Problem details -
Return all lines with the word "diagram" in them.

Data for this exercise -
↓
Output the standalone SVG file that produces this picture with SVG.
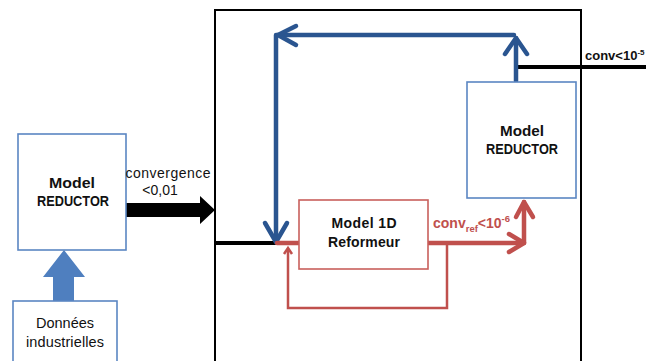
<svg xmlns="http://www.w3.org/2000/svg" width="646" height="361" viewBox="0 0 646 361">
<style>
.bx{fill:#fff;stroke:#5b86c2;stroke-width:1.6}
.rbx{fill:#fff;stroke:#c9605c;stroke-width:1.6}
.t{font-family:"Liberation Sans",Arial,sans-serif;fill:#111;text-anchor:middle}
.b{font-weight:bold}
.blue{fill:none;stroke:#2a5590;stroke-width:4.5;stroke-linecap:round;stroke-linejoin:round}
.red{fill:none;stroke:#c0504d;stroke-width:4.5;stroke-linecap:round;stroke-linejoin:round}
.redthin{fill:none;stroke:#c0504d;stroke-width:2.5}
.blk{fill:none;stroke:#000;stroke-width:4}
</style>
<rect width="646" height="361" fill="#fff"/>
<g id="frame"><rect x="215" y="10" width="366" height="360" fill="none" stroke="#000" stroke-width="2"/></g>
<g id="connectors">
<path d="M53,301 V277 H43 L64,250 L85,277 H74 V301 Z" fill="#4f7fbf"/>
<path d="M126,203 H200 V196 L215,210 L200,224 V217 H126 Z" fill="#000"/>
<line class="blk" x1="215" y1="243" x2="276" y2="243" stroke-width="3.5"/>
<line class="blk" x1="516" y1="67" x2="646" y2="67"/>
<polyline class="blue" points="276,241 276,35 514,35"/>
<line class="blue" x1="516" y1="81" x2="516" y2="38"/>
<polyline class="blue" points="265,223 276,242 287,223"/>
<polyline class="blue" points="296,26 278,35 296,45"/>
<polyline class="blue" points="505,54 516,38 527,54"/>
<line class="red" x1="277" y1="243" x2="299" y2="243" stroke-linecap="butt"/>
<polyline class="red" points="428,243 524,243 524,202"/>
<polyline class="red" points="509,234 524,243 509,252"/>
<polyline class="red" points="516,217 524,202 533,217"/>
<polyline class="redthin" points="447,243 447,308 288,308 288,249"/>
<polyline class="redthin" points="284,254 288,248 292,254"/>
</g>
<g id="reductor-left"><rect class="bx" x="18" y="134" width="108" height="116"/>
<text class="t b" x="72" y="188" font-size="14" textLength="46" lengthAdjust="spacingAndGlyphs">Model</text>
<text class="t b" x="73" y="206" font-size="14" textLength="72" lengthAdjust="spacingAndGlyphs">REDUCTOR</text></g>
<g id="donnees"><rect class="bx" x="13" y="301" width="104" height="70"/>
<text class="t" x="65" y="328" font-size="14.5">Données</text>
<text class="t" x="65" y="347" font-size="14.5" textLength="78">industrielles</text></g>
<g id="label-conv1"><text class="t" x="168" y="178" font-size="14" textLength="85">convergence</text>
<text class="t" x="160" y="195" font-size="14">&lt;0,01</text></g>
<g id="reformeur"><rect class="rbx" x="299" y="200" width="129" height="69"/>
<text class="t b" x="364" y="228" font-size="14" textLength="65">Model 1D</text>
<text class="t b" x="364" y="247" font-size="14" textLength="72">Reformeur</text></g>
<g id="reductor-right"><rect class="bx" x="467" y="82" width="109" height="116"/>
<text class="t b" x="522" y="136" font-size="14" textLength="44" lengthAdjust="spacingAndGlyphs">Model</text>
<text class="t b" x="522" y="154" font-size="14" textLength="72" lengthAdjust="spacingAndGlyphs">REDUCTOR</text></g>
<g id="label-convref"><text x="433" y="228" font-family="Liberation Sans,Arial,sans-serif" font-weight="bold" font-size="14" fill="#c0504d">conv<tspan font-size="9.5" dy="4">ref</tspan><tspan dy="-4">&lt;10</tspan><tspan font-size="9.5" dy="-6">-6</tspan></text></g>
<g id="label-conv2"><text x="585" y="60" font-family="Liberation Sans,Arial,sans-serif" font-weight="bold" font-size="13" fill="#111">conv&lt;10<tspan font-size="8" dy="-5">-5</tspan></text></g>
</svg>
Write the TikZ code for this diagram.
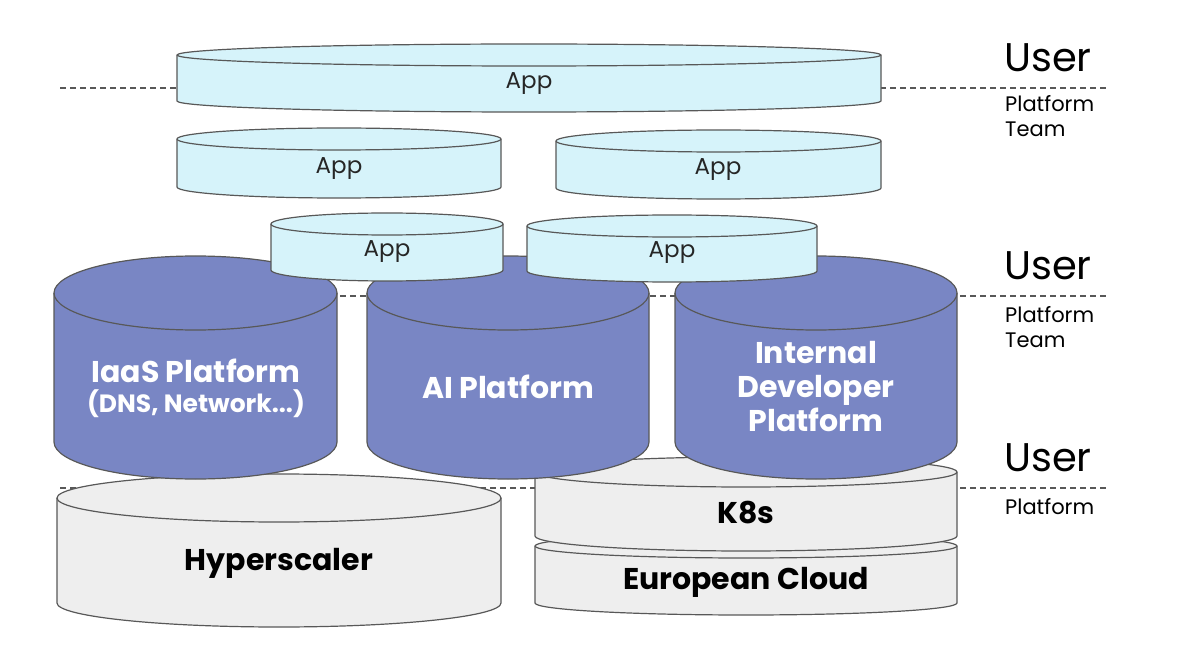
\documentclass[tikz,border=0pt]{standalone}
\usepackage{fontspec}
\setmainfont{Poppins}

\definecolor{appfill}{RGB}{214,243,250}
\definecolor{platfill}{RGB}{121,134,196}
\definecolor{basefill}{RGB}{238,238,238}
\definecolor{rim}{RGB}{88,88,88}

\tikzset{
  app/.style={fill=appfill, draw=rim, line width=1.2pt},
  plat/.style={fill=platfill, draw=rim, line width=1.2pt},
  base/.style={fill=basefill, draw=rim, line width=1.2pt},
  applabel/.style={font=\fontsize{23}{26}\selectfont, text=black!85},
  platlabel/.style={font=\bfseries\fontsize{30}{34}\selectfont, text=white, align=center},
  baselabel/.style={font=\bfseries\fontsize{30}{34}\selectfont, text=black},
  userlabel/.style={font=\fontsize{40}{44}\selectfont, anchor=west, inner sep=0pt},
  teamlabel/.style={font=\fontsize{21}{25}\selectfont, anchor=west, align=left, inner sep=0pt},
  divider/.style={draw=rim, line width=1.2pt, dash pattern=on 6pt off 4pt}
}

% drum: style, left x, right x, top centre y, bottom centre y, y radius
\newcommand{\drum}[6]{%
  \pgfmathsetmacro\drumrx{(#3-#2)/2}
  \filldraw[#1] (#2,#4) -- (#2,#5) arc[start angle=180, end angle=0, x radius=\drumrx, y radius=#6]
    -- (#3,#4) arc[start angle=0, end angle=-180, x radius=\drumrx, y radius=#6] -- cycle;
  \draw[#1, fill=none] (#2,#4) arc[start angle=180, end angle=0, x radius=\drumrx, y radius=#6];
}

\begin{document}
\begin{tikzpicture}[x=1pt, y=-1pt]
  \useasboundingbox[fill=white] (0,0) rectangle (1192,671);

  % role dividers
  \coordinate (topL) at (60,88);   \coordinate (topR) at (1108,88);
  \coordinate (midL) at (60,296);  \coordinate (midR) at (1108,296);
  \coordinate (lowL) at (60,488);  \coordinate (lowR) at (1108,488);
  \draw[divider] (topL) -- (topR);
  \draw[divider] (midL) -- (midR);
  \draw[divider] (lowL) -- (lowR);

  \node[userlabel] (user1) at (1004,58) {User};
  \node[teamlabel] (team1) at (1005,116) {Platform\\Team};
  \node[userlabel] (user2) at (1004,266) {User};
  \node[teamlabel] (team2) at (1005,327) {Platform\\Team};
  \node[userlabel] (user3) at (1004,458) {User};
  \node[teamlabel] (team3) at (1005,507) {Platform};

  % infrastructure
  \drum{base}{57}{501}{498}{603}{24}
  \node[baselabel] (hyper) at (279,563) {Hyperscaler};
  \drum{base}{535}{957}{546}{603}{12}
  \node[baselabel] (euro) at (746,582) {European Cloud};
  \drum{base}{535}{957}{472}{536}{15}
  \node[baselabel] (k8s) at (746,513) {K8s};

  % platforms
  \drum{plat}{54}{337}{293}{442}{37}
  \node[platlabel] (iaas) at (196,388) {IaaS Platform\\[-4pt]{\fontsize{25}{30}\selectfont(DNS, Network...)}};
  \drum{plat}{367}{649}{293}{442}{37}
  \node[platlabel] (ai) at (508,387) {AI Platform};
  \drum{plat}{675}{957}{293}{442}{37}
  \node[platlabel] (idp) at (816,387) {Internal\\Developer\\Platform};

  % apps
  \drum{app}{271}{503}{224}{270}{11}
  \node[applabel] (app5) at (387,252) {App};
  \drum{app}{527}{817}{226}{271}{11}
  \node[applabel] (app6) at (672,253) {App};
  \drum{app}{177}{501}{139}{187}{11}
  \node[applabel] (app2) at (339,169) {App};
  \drum{app}{556}{881}{141}{188}{11}
  \node[applabel] (app3) at (718,170) {App};
  \drum{app}{177}{881}{55}{101}{11}
  \node[applabel] (app1) at (529,84) {App};
\end{tikzpicture}
\end{document}
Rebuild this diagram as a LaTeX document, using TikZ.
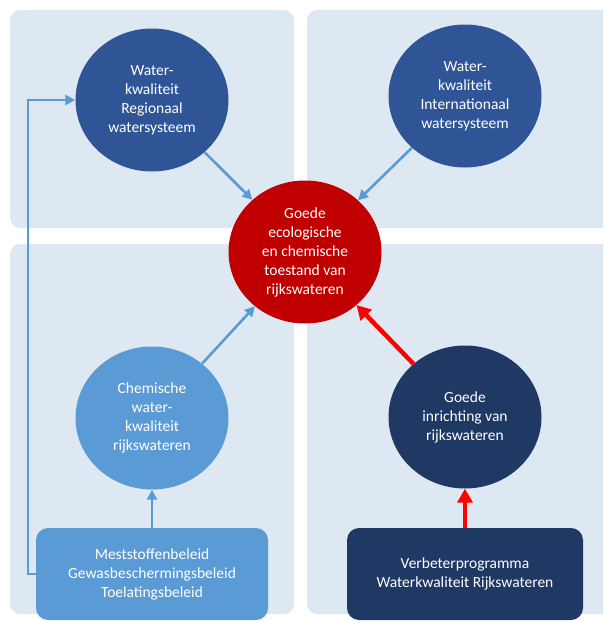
\documentclass[tikz,border=0pt]{standalone}
\usepackage{fontspec}
\setmainfont{Carlito}
\usetikzlibrary{shapes,
                calc,
                arrows.meta
  }

\definecolor{panelblue}{HTML}{DEE8F3}
\definecolor{stateblue}{HTML}{2F5597}
\definecolor{navyblue}{HTML}{1F3864}
\definecolor{lightblue}{HTML}{5B9BD5}
\definecolor{goalred}{HTML}{C00000}
\definecolor{arrowred}{HTML}{FF0000}

\begin{document}
\begin{tikzpicture}[
      x=1pt,
      y=-1pt,
      panel/.style={
                fill=panelblue,
                rounded corners=10pt
                },
      goal/.style={
                ellipse,
                inner sep=0pt,
                minimum width=153pt,
                minimum height=143pt,
                text=white,
                align=center
                },
      policy/.style={
                rectangle,
                rounded corners=12pt,
                inner sep=0pt,
                minimum width=232pt,
                minimum height=92pt,
                text=white,
                align=center
                },
      link/.style={
                draw=lightblue,
                line width=2.6pt,
                -{Triangle[length=10pt,width=10pt]}
                },
      redlink/.style={
                draw=arrowred,
                line width=4.5pt,
                -{Triangle[length=14pt,width=15pt]}
                },
      every node/.style={font=\fontsize{15.5}{19}\selectfont}
]

\useasboundingbox (0,0) rectangle (603,621);
\clip (0,0) rectangle (603,621);

\fill[panel] (10,10) rectangle (294,228);
\fill[panel] (307,10) rectangle (615,228);
\fill[panel] (10,244) rectangle (294,614);
\fill[panel] (307,244) rectangle (615,614);

\node[goal, fill=stateblue] (regionaal) at (152,100) {Water-\\kwaliteit\\Regionaal\\watersysteem};
\node[goal, fill=stateblue] (internationaal) at (465,96) {Water-\\kwaliteit\\Internationaal\\watersysteem};
\node[goal, fill=goalred] (toestand) at (305,252) {Goede\\ecologische\\en chemische\\toestand van\\rijkswateren};
\node[goal, fill=lightblue] (chemisch) at (152,418) {Chemische\\water-\\kwaliteit\\rijkswateren};
\node[goal, fill=navyblue] (inrichting) at (465,417) {Goede\\inrichting van\\rijkswateren};

\node[policy, fill=lightblue] (beleid) at (152,574) {Meststoffenbeleid\\Gewasbeschermingsbeleid\\Toelatingsbeleid};
\node[policy, fill=navyblue, minimum width=236pt] (programma) at (465,574) {Verbeterprogramma\\Waterkwaliteit Rijkswateren};

\draw[link] (regionaal) -- (toestand);
\draw[link] (internationaal) -- (toestand);
\draw[link] (chemisch) -- (toestand);
\draw[link] (beleid) -- (chemisch);
\draw[link] (beleid.west) -- ++(-8,0) |- (regionaal.west);

\draw[redlink] (inrichting) -- (toestand);
\draw[redlink] (programma) -- (inrichting);

\end{tikzpicture}
\end{document}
↑
Expected answer -
Write the TikZ code for this diagram.
Rebuild this diagram as a LaTeX document, using TikZ.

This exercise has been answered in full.